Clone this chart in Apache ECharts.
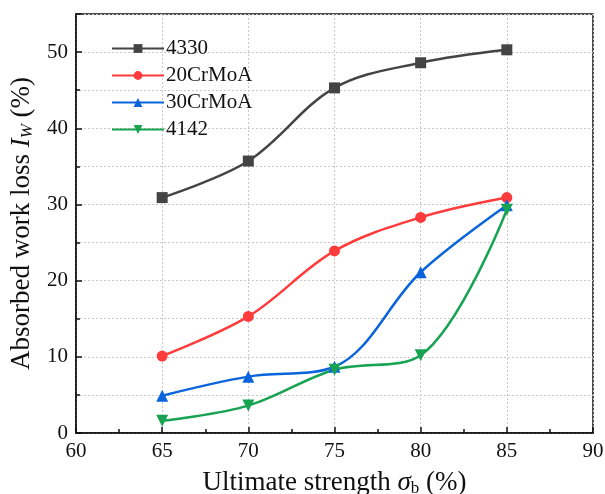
<!DOCTYPE html>
<html>
<head>
<meta charset="utf-8">
<script src="https://cdn.jsdelivr.net/npm/echarts@6/dist/echarts.min.js"></script>
<style>
  html, body { margin: 0; padding: 0; background: #fff; }
  #chart { width: 605px; height: 494px; }
</style>
</head>
<body>
<div id="chart"></div>
<script>
const strength = [65, 70, 75, 80, 85]
const loss4330 = [30.9, 35.7, 45.3, 48.6, 50.3]
const loss20CrMoA = [10.1, 15.3, 23.9, 28.3, 30.9]
const loss30CrMoA = [4.9, 7.4, 8.7, 21.1, 29.9]
const loss4142 = [1.6, 3.6, 8.3, 10.2, 29.3]

const font = 'Liberation Serif'
const pairs = (ys) => strength.map((x, i) => [x, ys[i]])

const chart = echarts.init(document.getElementById('chart'))

const mkSeries = (name, ys, color, symbol, size, rotate) => ({
  name,
  type: 'line',
  data: pairs(ys),
  smooth: 0.35,
  symbol,
  symbolSize: size,
  symbolRotate: rotate || 0,
  lineStyle: { color, width: 2.5 },
  itemStyle: { color },
})

chart.setOption({
  animation: false,
  grid: {
    left: 76, right: 12, top: 14, bottom: 61,
    outerBoundsMode: 'none',
    show: true, borderColor: '#111', borderWidth: 1.5,
  },
  legend: {
    left: 106, top: 33, orient: 'vertical',
    itemWidth: 52, itemHeight: 11, itemGap: 6,
    textStyle: { fontFamily: font, fontSize: 21, color: '#111', padding: [0, 0, 0, -3] },
  },
  xAxis: {
    type: 'value', min: 60, max: 90, interval: 5,
    name: 'Ultimate strength {i|σ}{s|b} (%)',
    nameLocation: 'middle', nameGap: 35,
    nameTextStyle: {
      fontFamily: font, fontSize: 27, color: '#111',
      rich: {
        i: { fontFamily: font, fontSize: 27, fontStyle: 'italic', color: '#111' },
        s: { fontFamily: font, fontSize: 17, color: '#111', verticalAlign: 'bottom', padding: [12, 0, 0, 0] },
      },
    },
    axisLine: { lineStyle: { color: '#111', width: 1.5 } },
    axisTick: { inside: true, length: 6, lineStyle: { color: '#111', width: 1.5 } },
    minorTick: { show: true, splitNumber: 2, length: 4, lineStyle: { color: '#111', width: 1.5 } },
    axisLabel: { fontFamily: font, fontSize: 21, color: '#111', margin: 8 },
    splitLine: { show: true, lineStyle: { color: '#c8c8c8', type: [2, 2], width: 1 } },
  },
  yAxis: {
    type: 'value', min: 0, max: 55, interval: 10,
    name: 'Absorbed work loss {i|I}{s|W} (%)',
    nameLocation: 'middle', nameGap: 38, nameRotate: 90,
    nameTextStyle: {
      fontFamily: font, fontSize: 27, color: '#111',
      rich: {
        i: { fontFamily: font, fontSize: 27, fontStyle: 'italic', color: '#111' },
        s: { fontFamily: font, fontSize: 17, fontStyle: 'italic', color: '#111', verticalAlign: 'bottom', padding: [12, 0, 0, 0] },
      },
    },
    axisLine: { show: true, lineStyle: { color: '#111', width: 1.5 } },
    axisTick: { show: true, inside: true, length: 6, lineStyle: { color: '#111', width: 1.5 } },
    minorTick: { show: true, splitNumber: 2, length: 4, lineStyle: { color: '#111', width: 1.5 } },
    axisLabel: { fontFamily: font, fontSize: 21, color: '#111', margin: 8, showMaxLabel: false },
    splitLine: { show: true, lineStyle: { color: '#c8c8c8', type: [2, 2], width: 1 } },
    minorSplitLine: { show: true, lineStyle: { color: '#c8c8c8', type: [2, 2], width: 1 } },
  },
  series: [
    mkSeries('4330', loss4330, '#444444', 'rect', 11),
    mkSeries('20CrMoA', loss20CrMoA, '#ff3b3b', 'circle', 11),
    mkSeries('30CrMoA', loss30CrMoA, '#0a64dc', 'triangle', 12),
    mkSeries('4142', loss4142, '#17a352', 'triangle', 12, 180),
  ],
})

window.addEventListener('resize', () => {
  chart.resize()
})
</script>
</body>
</html>
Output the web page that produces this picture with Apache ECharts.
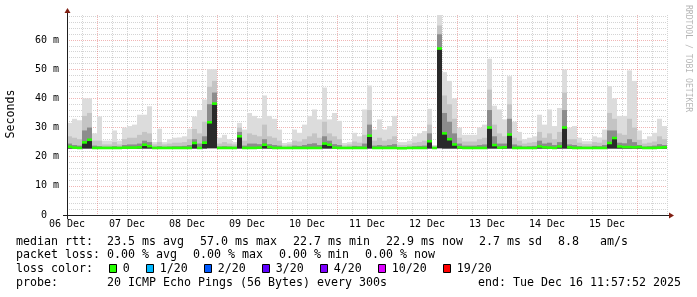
<!DOCTYPE html>
<html>
<head>
<meta charset="utf-8">
<script src="https://cdn.jsdelivr.net/npm/echarts@6/dist/echarts.min.js"></script>
<style>
html,body{margin:0;padding:0;background:#ffffff;}
#chart{width:697px;height:297px;}
</style>
</head>
<body>
<div id="chart"></div>
<script>
// ---- data (2-hour steps starting 06 Dec 12:00) ----
const STEP_HOURS = 2;
const dayLabels = ['06 Dec','07 Dec','08 Dec','09 Dec','10 Dec','11 Dec','12 Dec','13 Dec','14 Dec','15 Dec'];
const yTickLabels = ['0  ','10 m','20 m','30 m','40 m','50 m','60 m'];

const pMax = [
 31.6,33.0,32.5,40.0,40.0,28.0,33.8,25.5,25.5,29.0,
 25.5,30.0,30.5,31.0,34.4,34.4,37.3,25.0,29.6,25.0,
 26.0,26.5,26.6,27.0,29.6,33.8,36.0,39.6,50.0,50.0,
 26.5,27.5,26.0,25.0,31.6,29.3,35.0,34.0,33.2,41.0,
 34.0,33.0,29.3,24.7,25.0,29.3,28.2,31.0,34.0,36.2,
 32.8,43.7,32.8,35.0,32.3,24.7,25.0,28.2,27.0,36.2,
 44.4,29.3,32.8,29.3,30.5,34.0,25.0,25.0,25.5,27.0,
 28.0,28.8,36.4,24.0,69.5,49.0,46.0,40.0,30.0,27.5,
 27.5,27.5,30.0,31.0,53.6,37.5,36.2,32.8,47.6,32.0,
 28.5,26.0,26.5,27.0,34.4,31.0,36.2,30.5,36.7,49.9,
 30.0,30.5,26.5,25.3,25.3,27.0,26.6,29.3,44.2,40.0,
 34.0,34.0,49.6,46.0,29.0,26.0,27.0,28.2,33.0,30.5
];
const p90 = [
 27.0,26.5,26.0,34.0,35.0,25.5,25.5,24.2,24.2,25.0,
 24.2,26.0,26.5,26.5,27.5,28.5,28.0,24.2,25.0,24.2,
 24.5,24.8,24.8,25.0,26.0,29.5,28.0,32.0,44.0,46.0,
 24.5,25.0,24.5,24.2,30.0,25.5,28.0,27.5,27.0,31.0,
 27.0,26.5,25.5,23.9,24.2,25.5,25.2,26.0,27.0,28.0,
 26.5,32.0,28.0,27.0,26.0,23.9,24.2,25.2,24.8,27.5,
 36.0,25.5,26.5,25.5,26.0,27.0,24.0,24.0,24.2,24.8,
 25.0,25.5,31.0,23.7,65.0,41.0,38.0,33.0,26.5,25.2,
 25.2,25.2,26.0,26.5,43.0,31.0,28.0,27.0,38.0,26.5,
 25.5,24.5,24.8,25.0,28.5,26.5,28.0,26.0,28.5,42.0,
 26.0,26.0,24.8,24.3,24.3,25.0,24.8,25.8,35.0,33.0,
 28.0,27.5,33.0,30.0,25.8,24.5,24.8,25.2,27.0,26.0
];
const p75 = [
 24.5,24.0,23.8,29.0,30.0,23.8,23.6,23.4,23.4,23.6,
 23.4,24.0,24.2,24.2,24.5,25.5,25.0,23.4,23.6,23.4,
 23.5,23.6,23.6,23.7,24.0,26.0,24.5,27.0,38.0,42.0,
 23.5,23.6,23.5,23.4,28.5,23.8,24.5,24.5,24.3,26.0,
 24.3,24.0,23.8,23.3,23.4,23.8,23.7,24.0,24.4,24.6,
 24.0,27.0,25.5,24.3,24.0,23.3,23.4,23.7,23.6,24.5,
 31.0,23.8,24.0,23.8,24.0,24.3,23.3,23.3,23.4,23.6,
 23.7,23.8,28.0,23.3,62.0,35.0,32.0,28.0,24.5,23.8,
 23.8,23.8,24.0,24.2,36.0,27.0,24.5,24.5,33.0,24.2,
 23.8,23.5,23.6,23.7,25.5,24.5,24.8,24.0,25.0,36.0,
 24.2,24.0,23.6,23.4,23.4,23.7,23.6,24.0,29.0,29.0,
 24.8,24.6,26.0,25.0,24.0,23.5,23.6,23.8,24.3,24.0
];
const median = [
 23.4,23.1,23.0,24.9,25.8,23.0,23.0,23.0,23.0,23.0,
 23.0,23.1,23.1,23.1,23.2,24.1,23.6,23.0,23.0,23.0,
 23.0,23.0,23.0,23.0,23.0,24.7,23.0,24.8,31.8,38.2,
 23.0,23.0,23.0,23.0,27.0,23.0,23.0,23.0,23.1,24.1,
 23.3,23.0,23.0,23.0,23.0,23.0,23.0,23.0,23.0,23.0,
 23.0,24.5,24.1,23.1,23.0,23.0,23.0,23.0,23.0,23.0,
 27.2,23.0,23.0,23.0,23.0,23.0,22.9,22.9,23.0,23.0,
 23.0,23.0,25.3,23.0,57.1,28.0,26.0,24.2,23.2,23.0,
 23.0,23.0,23.0,23.0,30.0,24.0,23.1,23.2,27.6,23.0,
 23.0,23.0,23.0,23.0,23.5,23.2,23.1,23.0,23.5,30.0,
 23.2,23.0,23.0,23.0,23.0,23.0,23.0,23.0,24.7,26.4,
 23.5,23.3,23.3,23.2,23.3,23.0,23.0,23.0,23.1,23.2
];
const pMin = [
 22.8,22.8,22.7,22.8,22.8,22.7,22.8,22.7,22.7,22.8,
 22.7,22.8,22.8,22.8,22.8,22.8,22.8,22.7,22.7,22.7,
 22.7,22.7,22.8,22.8,22.8,22.8,22.8,22.8,22.9,22.9,
 22.7,22.7,22.7,22.7,22.8,22.7,22.7,22.8,22.8,22.8,
 22.8,22.7,22.7,22.7,22.7,22.7,22.7,22.7,22.8,22.8,
 22.7,22.8,22.8,22.8,22.7,22.7,22.7,22.7,22.7,22.8,
 22.8,22.7,22.7,22.7,22.7,22.8,22.7,22.7,22.7,22.7,
 22.7,22.7,22.8,22.7,22.9,22.8,22.8,22.8,22.8,22.7,
 22.7,22.7,22.7,22.8,22.8,22.8,22.8,22.8,22.8,22.7,
 22.7,22.7,22.7,22.7,22.8,22.8,22.8,22.7,22.8,22.8,
 22.8,22.7,22.7,22.7,22.7,22.7,22.7,22.7,22.8,22.8,
 22.8,22.8,22.8,22.8,22.8,22.7,22.7,22.7,22.8,22.8
];

// legend texts
const legendLine1 = ['median rtt:  23.5 ms avg','57.0 ms max','22.7 ms min','22.9 ms now','2.7 ms sd','8.8   am/s'];
const legendLine2 = ['packet loss: 0.00 % avg','0.00 % max','0.00 % min','0.00 % now'];
const lossTitle = 'loss color:';
const lossLabels = ['0','1/20','2/20','3/20','4/20','10/20','19/20'];
const lossColors = ['#26ff00','#00b8ff','#0059ff','#5e00ff','#7e00ff','#dd00ff','#ff0000'];
const probeText = 'probe:       20 ICMP Echo Pings (56 Bytes) every 300s';
const endText = 'end: Tue Dec 16 11:57:52 2025';

// ---- layout ----
const G = {left: 67, top: 15, width: 600, height: 200};
const Y_MAX = 68.6;
const FONT = "'DejaVu Sans Mono', monospace";
const LEG_SIZE = 11.63, CH = 7.0, GAP = 16;
const GRID_C = 'rgba(143,143,143,0.38)';
const MGRID_C = 'rgba(222,79,79,0.42)';
const AXIS_C = '#1f1f1f';
const ARROW_C = '#801f12';

const smokeData = pMax.map((_, i) => [i * STEP_HOURS, (i + 1) * STEP_HOURS, pMin[i], p75[i], p90[i], pMax[i], median[i]]);

function renderSmoke(params, api) {
  const x0 = api.value(0), x1 = api.value(1);
  const L = api.coord([x0, 0])[0], R = api.coord([x1, 0])[0];
  const Y = v => api.coord([x0, v])[1];
  const w = R - L;
  const yLo = Y(api.value(2));
  const band = (top, fill) => ({type: 'rect', shape: {x: L, y: Y(top), width: w, height: yLo - Y(top)}, style: {fill: fill}});
  const ym = Y(api.value(6));
  return {type: 'group', children: [
    band(api.value(5), '#dcdcdc'),
    band(api.value(4), '#c4c4c4'),
    band(api.value(3), '#8c8c8c'),
    band(api.value(6), '#2a2a2a'),
    {type: 'rect', shape: {x: L, y: ym - 1.3, width: w, height: 2.6}, style: {fill: '#26ff00'}}
  ]};
}

// legend graphics
const graphics = [];
const txt = (x, y, s, extra) => Object.assign({type: 'text', x: x, y: y, style: {text: s, font: LEG_SIZE + 'px ' + FONT, fill: '#000', align: 'left', verticalAlign: 'middle'}}, extra || {});
let x = 16;
legendLine1.forEach(s => { graphics.push(txt(x, 241.7, s)); x += s.length * CH + GAP; });
x = 16;
legendLine2.forEach(s => { graphics.push(txt(x, 255.4, s)); x += s.length * CH + GAP; });
graphics.push(txt(16, 269.2, lossTitle));
x = 16 + lossTitle.length * CH + GAP;
lossLabels.forEach((s, i) => {
  graphics.push({type: 'rect', shape: {x: x + 0.5, y: 264.5, width: 7, height: 8}, style: {fill: lossColors[i], stroke: '#000', lineWidth: 1}});
  graphics.push(txt(x + 13.7, 269.2, s));
  x += 13.7 + s.length * CH + 16.3;
});
graphics.push(txt(16, 283, probeText));
graphics.push({type: 'text', x: 681, y: 283, style: {text: endText, font: LEG_SIZE + 'px ' + FONT, fill: '#000', align: 'right', verticalAlign: 'middle'}});
// axis title and watermark
graphics.push({type: 'text', x: 11, y: 114, rotation: Math.PI / 2, style: {text: 'Seconds', font: LEG_SIZE + 'px ' + FONT, fill: '#000', align: 'center', verticalAlign: 'middle'}});
graphics.push({type: 'text', x: 688, y: 5, rotation: -Math.PI / 2, style: {text: 'RRDTOOL / TOBI OETIKER', font: '8.1px ' + FONT, fill: 'rgba(0,0,0,0.3)', align: 'left', verticalAlign: 'middle'}});
// axes lines and arrows (RRDtool style)
const xo = G.left, yo = G.top + G.height;
graphics.push({type: 'line', z: 20, shape: {x1: xo - 4, y1: yo + 0.5, x2: xo + G.width + 4, y2: yo + 0.5}, style: {stroke: AXIS_C, lineWidth: 1}});
graphics.push({type: 'line', z: 20, shape: {x1: xo + 0.5, y1: yo + 4, x2: xo + 0.5, y2: G.top - 4}, style: {stroke: AXIS_C, lineWidth: 1}});
graphics.push({type: 'polygon', z: 21, shape: {points: [[xo + G.width + 2, yo - 2.5], [xo + G.width + 2, yo + 3.5], [xo + G.width + 7, yo + 0.5]]}, style: {fill: ARROW_C}});
graphics.push({type: 'polygon', z: 21, shape: {points: [[xo - 2.5, G.top - 2], [xo + 3.5, G.top - 2], [xo + 0.5, G.top - 7]]}, style: {fill: ARROW_C}});

const chart = echarts.init(document.getElementById('chart'), null, {renderer: 'canvas'});
chart.setOption({
  animation: false,
  backgroundColor: '#ffffff',
  grid: {left: G.left, top: G.top, width: G.width, height: G.height, containLabel: false},
  xAxis: {
    type: 'value', min: 0, max: 240, interval: 6,
    axisLine: {show: false}, axisTick: {show: false},
    axisLabel: {
      formatter: v => (v % 24 === 0 ? (dayLabels[v / 24] || '') : ''),
      fontFamily: FONT, fontSize: 10, color: '#000', margin: 4
    },
    splitLine: {show: true, lineStyle: {color: [GRID_C, GRID_C, MGRID_C, GRID_C], type: [1, 1], width: 1}}
  },
  yAxis: {
    type: 'value', min: 0, max: Y_MAX, interval: 2,
    axisLine: {show: false}, axisTick: {show: false},
    axisLabel: {
      formatter: v => (v % 10 === 0 ? (yTickLabels[v / 10] || '') : ''),
      fontFamily: FONT, fontSize: 10, color: '#000', margin: 8
    },
    splitLine: {show: true, showMaxLine: false, lineStyle: {color: [MGRID_C, GRID_C, GRID_C, GRID_C, GRID_C], type: [1, 1], width: 1}}
  },
  series: [{
    type: 'custom', renderItem: renderSmoke, data: smokeData, clip: true,
    encode: {x: [0, 1], y: [2, 5]}, silent: true, z: 2
  }],
  graphic: graphics
});
</script>
</body>
</html>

┄┄┄┄┄┄┄┄┄┄

### What is needed
Scan the lines above for "Apache", then copy every one that has it.

### Exercise result
Clone this chart in Apache ECharts.
Output the web page that produces this picture with Apache ECharts.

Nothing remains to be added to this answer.